Continuing our ramp up toward the launch of our Strategies for Owning Your Product Designs webinar next week, I’ve been thinking a lot about the Morton-Norwich factors — the common analysis for determining whether a product design or feature can be owned as a trademark or whether it is functional and part of the public domain (i.e., free for anyone to copy):

  1. the existence of a utility patent that discloses the utilitarian advantages of the design sought to be registered;
  2. advertising by the applicant that touts the utilitarian advantages of the design;
  3. facts pertaining to the availability of alternative designs; and
  4. facts pertaining to whether the design results from a comparatively simple or inexpensive method of manufacture.

TMEP 1202.02(a)(v); In re Becton, Dickinson & Co., 102 USPQ2d 1372, 1377 (Fed. Cir. 2012); In re Morton-Norwich Prods., Inc., 1340-1341, 213 USPQ 9, 15-16 (C.C.P.A. 1982).

Today, I’ll limit my comments to the first two factors. If you want more on the third and fourth factors, go ahead and click the links to the TMEP discussions on those points.

Just last week, our friend John Welch over at the TTABlog, shared some thoughtful insights about the first Morton-Norwich factor, relating to trademark functionality determinations when evidence of utility patents are involved. Bottom line, when they are, it is not impossible, but a tough road ahead, given what the Supreme Court has said about the functionality doctrine:

“The functionality doctrine prevents trademark law, which seeks to promote competition by protecting a firm’s reputation, from instead inhibiting legitimate competition by allowing a producer to control a useful product feature. It is the province of patent law, not trademark law, to encourage invention by granting inventors a monopoly over new product designs or functions for a limited time, 35 U.S.C. Sections 154, 173, after which competitors are free to use the innovation. If a product’s functional features could be used as trademarks, however, a monopoly over such features could be obtained without regard to whether they qualify as patents and could be extended forever (because trademarks may be renewed in perpetuity).”

Qualitex Co. v.

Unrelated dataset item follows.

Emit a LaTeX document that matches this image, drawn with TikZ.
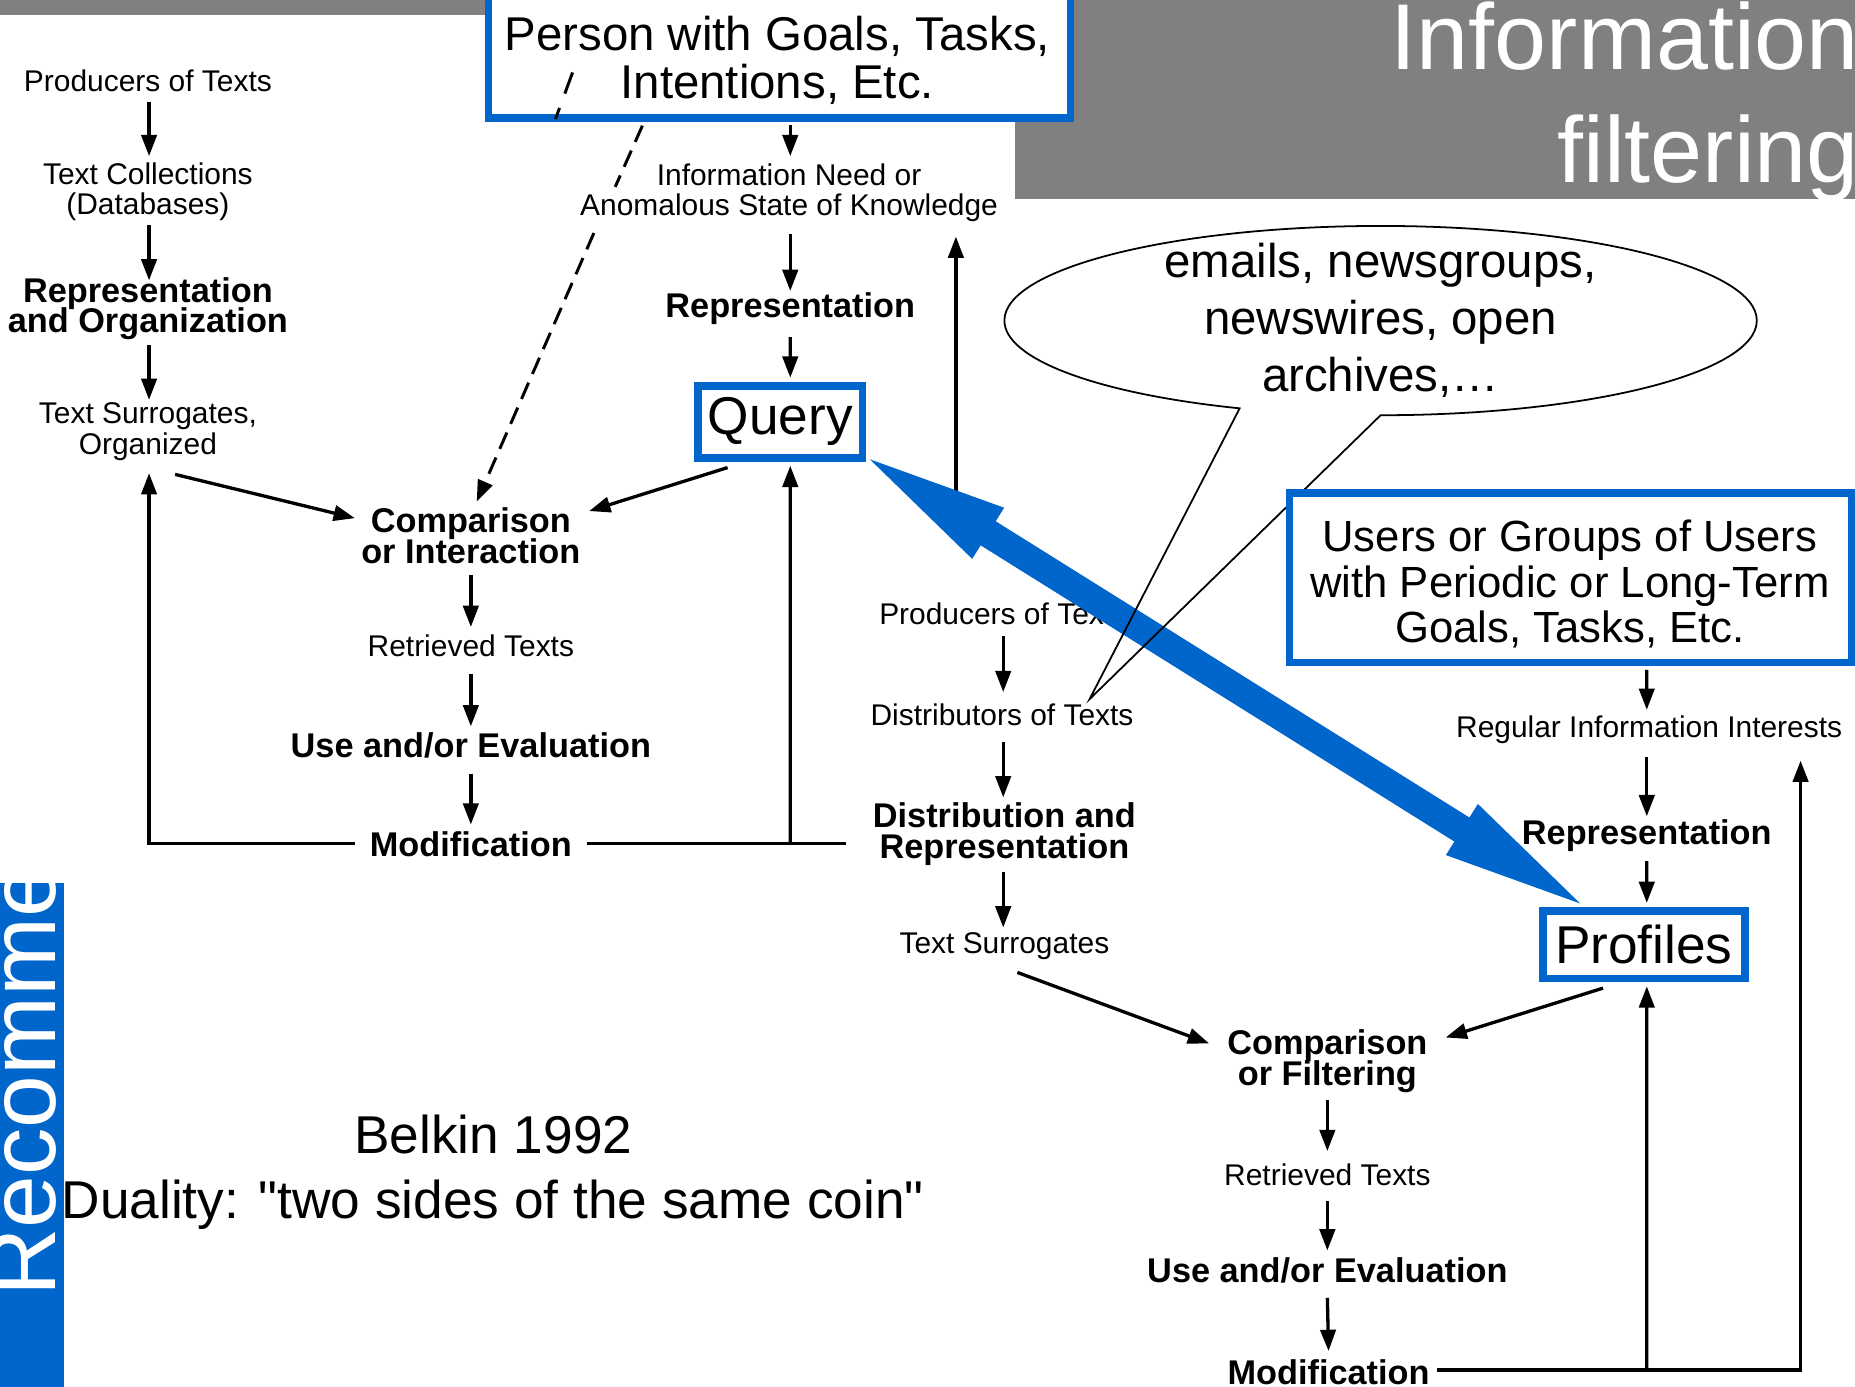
\documentclass[tikz,border=0pt]{standalone}
\usepackage{fontspec}
\setmainfont{Liberation Sans}[Ligatures=TeXOff]
\usetikzlibrary{arrows.meta,calc}
\definecolor{ublue}{HTML}{0066CC}
\definecolor{ugray}{HTML}{808080}
\pgfdeclarelayer{bg}
\pgfdeclarelayer{diag}
\pgfdeclarelayer{barrow}
\pgfsetlayers{bg,diag,barrow,main}
\newcommand\nolsk{\lineskiplimit-50pt\relax}
\tikzset{
  txt/.style={font=\fontsize{7.2}{7.4}\selectfont\nolsk, align=center, inner sep=0pt},
  btxt/.style={font=\fontsize{8.25}{7.4}\selectfont\bfseries\nolsk, align=center, inner sep=0pt},
  arr/.style={line width=0.28mm, -{Triangle[length=1.8mm,width=1.3mm]}},
  ln/.style={line width=0.28mm},
  dashln/.style={line width=0.25mm, dash pattern=on 1.5mm off 0.8mm},
  bluebox/.style={draw=ublue, line width=0.65mm, fill=white, inner sep=0pt},
  bigtxt/.style={font=\fontsize{12.8}{12.8}\selectfont},
}
\begin{document}
\begin{tikzpicture}[x=0.1mm,y=-0.1mm]
\useasboundingbox (0,0) rectangle (1568,1172);
\clip (0,0) rectangle (1568,1172);
\begin{pgfonlayer}{bg}
  \fill[white] (0,0) rectangle (1568,1172);
  \fill[ugray] (0,0) rectangle (1568,13);
  \fill[ugray] (858,0) rectangle (1568,168);
  \node[text=white, font=\fontsize{22.5}{27}\selectfont, anchor=base east, inner sep=0pt] (title1) at (1572,59) {Information};
  \node[text=white, font=\fontsize{22.5}{27}\selectfont, anchor=base east, inner sep=0pt] (title2) at (1572,154) {filtering};
  \fill[ublue] (0,746) rectangle (54,1172);
  \begin{scope}
    \clip (0,746) rectangle (54,1172);
    \node[text=white, font=\fontsize{22.8}{27}\selectfont, rotate=90, anchor=base west, inner sep=0pt] (rec) at (47,1097) {Recomme};
  \end{scope}
\end{pgfonlayer}

% blue boxes (main layer, on top)
\node[bluebox, minimum width=49.2mm, minimum height=11.9mm] (pbox) at (659,40) {};
\draw[line width=0.25mm, dash pattern=on 1.9mm off 1.3mm] ($(pbox.south)+(-175,-41.5)$) -- ($(pbox.south)+(-189.5,-2)$);
\node[font=\fontsize{11.4}{11.4}\selectfont, align=center, inner sep=0pt] (ptext) at (657,51) {Person with Goals, Tasks,\\Intentions, Etc.};
\node[bluebox, bigtxt, minimum width=13.9mm, minimum height=6.1mm] (qbox) at (659.5,356.5) {Query};
\node[bluebox, minimum width=47.5mm, minimum height=14.3mm] (ubox) at (1327.5,488.5) {};
\node[font=\fontsize{10.5}{10.95}\selectfont, align=center, inner sep=0pt] (utext) at (1327,494) {Users or Groups of Users\\with Periodic or Long-Term\\Goals, Tasks, Etc.};
\node[bluebox, bigtxt, minimum width=17.1mm, minimum height=5.7mm] (prof) at (1389.5,798.5) {Profiles};

\begin{pgfonlayer}{diag}
  \node[txt] (p1) at (125,68) {Producers of Texts};
  \node[txt] (p2) at (125,162) {Text Collections\\(Databases)};
  \node[btxt] (p3) at (125,261) {Representation\\and Organization};
  \node[txt] (p4) at (125,365) {Text Surrogates,\\Organized};
  \node[btxt] (c1) at (398,453) {Comparison\\or Interaction};
  \node[txt] (c2) at (398,546) {Retrieved Texts};
  \node[btxt] (c3) at (398,630) {Use and/or Evaluation};
  \node[btxt] (c4) at (398,714) {Modification};
  \node[txt] (q1) at (667,163) {Information Need or\\Anomalous State of Knowledge};
  \node[btxt] (q2) at (668,261) {Representation};
  \node[txt] (d1) at (848,519) {Producers of Texts};
  \node[txt] (d2) at (847,604) {Distributors of Texts};
  \node[btxt] (d3) at (849,705) {Distribution and\\Representation};
  \node[txt] (d4) at (849,800) {Text Surrogates};
  \node[txt] (u1) at (1394,617) {Regular Information Interests};
  \node[btxt] (u2) at (1392,706) {Representation};
  \node[btxt] (f1) at (1122,897) {Comparison\\or Filtering};
  \node[txt] (f2) at (1122,993) {Retrieved Texts};
  \node[btxt] (f3) at (1122,1074) {Use and/or Evaluation};
  \node[btxt] (f4) at (1123,1160) {Modification};

  \coordinate (dA) at (520,158);
  \coordinate (dB) at (502,197);
  \coordinate (vstart) at (808,420);
  \coordinate (modend) at (715,713);

  % left column
  \draw[arr] ($(p1)+(1,18)$) -- ($(p2)+(1,-30)$);
  \draw[arr] ($(p2)+(1,28)$) -- ($(p3)+(1,-24)$);
  \draw[arr] ($(p3)+(1,31)$) -- ($(p4)+(1,-27)$);
  \draw[arr] ($(p4)+(23,36)$) -- ($(c1)+(-98,-15)$);
  \draw[arr] ($(c1)+(0,33)$) -- ($(c2)+(0,-16)$);
  \draw[arr] ($(c2)+(0,24)$) -- ($(c3)+(0,-16)$);
  \draw[arr] ($(c3)+(0,24)$) -- ($(c4)+(0,-17)$);
  \draw[arr] ($(c4)+(-98,-1)$) -| ($(p4)+(1,35)$);
  \draw[ln] ($(c4)+(98,-1)$) -- (modend);
  \draw[arr] ($(c4)+(270,-1)$) -- ($(qbox.south)+(8.5,3.5)$);
  % query column
  \draw[arr] ($(pbox.south)+(9,3)$) -- ($(q1)+(1,-31)$);
  \draw[arr] ($(q1)+(1,35)$) -- ($(q2)+(0,-15)$);
  \draw[arr] ($(q2)+(0,24)$) -- ($(qbox.north)+(8.5,-3.5)$);
  \draw[arr] ($(qbox.south)+(-44.5,5)$) -- ($(c1)+(100,-21)$);
  \draw[dashln] ($(pbox.south)+(-116,3.5)$) -- (dA);
  \draw[dashln, -{Triangle[length=1.8mm,width=1.3mm]}] (dB) -- ($(c1)+(5,-29)$);
  \draw[arr] (vstart) -- ($(q1)+(141,37)$);
  % distribution column
  \draw[arr] ($(d1)+(0,19)$) -- ($(d2)+(1,-19)$);
  \draw[arr] ($(d2)+(1,23)$) -- ($(d3)+(-1,-31)$);
  \draw[arr] ($(d3)+(-1,32)$) -- ($(d4)+(-1,-16)$);
  \draw[arr] ($(d4)+(11,22)$) -- ($(f1)+(-100,-15)$);
  % users column
  \draw[arr] ($(ubox.south)+(64.5,3)$) -- ($(u1)+(-2,-17)$);
  \draw[arr] ($(u1)+(-2,23)$) -- ($(u2)+(0,-16)$);
  \draw[arr] ($(u2)+(0,22)$) -- ($(prof.north)+(2.5,-3.5)$);
  \draw[arr] ($(prof.south)+(-34.5,5)$) -- ($(f1)+(100,-20)$);
  \draw[arr] ($(f1)+(0,33)$) -- ($(f2)+(0,-20)$);
  \draw[arr] ($(f2)+(0,22)$) -- ($(f3)+(0,-17)$);
  \draw[arr] ($(f3)+(0,23)$) -- ($(f4)+(0,-18)$);
  \draw[arr] ($(f4)+(92,-2)$) -| ($(u1)+(128,26)$);
  \draw[arr] ($(f4)+(269,-2)$) -- ($(prof.south)+(2.5,3.5)$);

  \node[font=\fontsize{12.8}{15.6}\selectfont, anchor=base, inner sep=0pt] (belkin) at (417,975) {Belkin 1992};
  \node[font=\fontsize{12.8}{15.6}\selectfont, anchor=base, inner sep=0pt] (duality) at (416.5,1030) {Duality: "two sides of the same coin"};
\end{pgfonlayer}

\begin{pgfonlayer}{barrow}
  % double blue arrow between Query and Profiles
  \coordinate (ba) at ($(qbox.south east)+(3,-2)$);
  \coordinate (bb) at ($(prof.north west)+(35,-3)$);
  \coordinate (ha) at ($(ba)!11.8mm!(bb)$);
  \coordinate (hb) at ($(bb)!11.8mm!(ba)$);
  \fill[ublue] (ba) -- ($(ha)!2.55mm!90:(bb)$) -- ($(ha)!1.2mm!90:(bb)$) -- ($(hb)!1.2mm!-90:(ba)$) -- ($(hb)!2.55mm!-90:(ba)$) -- (bb)
     -- ($(hb)!2.55mm!90:(ba)$) -- ($(hb)!1.2mm!90:(ba)$) -- ($(ha)!1.2mm!-90:(bb)$) -- ($(ha)!2.55mm!-90:(bb)$) -- cycle;
  \node[font=\fontsize{11.4}{13.66}\selectfont, align=center, inner sep=0pt] (cal) at (1167,271) {emails, newsgroups,\\newswires, open\\archives,\dots};
  \coordinate (caltip) at (921,591);
  \draw[line width=0.15mm] ($(cal)+(0,80)$) arc[start angle=90, end angle=-248, x radius=318, y radius=80] -- (caltip) -- cycle;
\end{pgfonlayer}
\end{tikzpicture}
\end{document}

Jacobson Prods Co., 514 U.S. 159, 164-165, 34 USPQ2d 1161, 1163 (1995).

Our marketing and public relations friends would do well to focus on the second Morton-Norwich factor, because when this evidence exists, good luck convincing the USPTO that it shouldn’t be the death knell to the assertion of exclusive rights in a non-traditional trademark. But, what if such evidence does not exist, shouldn’t that help to disprove functionality?

We are currently handling a product design trademark appeal at the TTAB, and you might be interested to know that the Examining Attorney who issued the registration refusal seems to believe that marketers don’t fall into the trap of touting utilitarian advantages any longer:

“Given the long-standing existence of this Morton-Norwich factor, and any competent trademark attorney’s knowledge of it, it would be surprising to actually find such advertising in this day and age.” (emphasis added)

As you can sense, the Examining Attorney wasn’t impressed by our point that the Applicant has no such advertising — but, should each factor only be relevant if it supports a functionality finding? We think not, each of the doors (factors) should swing both ways.

Actually, we recognize that there are more than a few marketing types out there (especially those who aim to please their engineering colleagues) who have not yet mastered our teaching on this subject over the past six years:

Do you actually think that it would be surprising to find such advertising in this day and age?

If not, does it actually follow that the advertiser’s trademark counsel is not competent? Or, might it suggest they actually aren’t communicating together in harmony?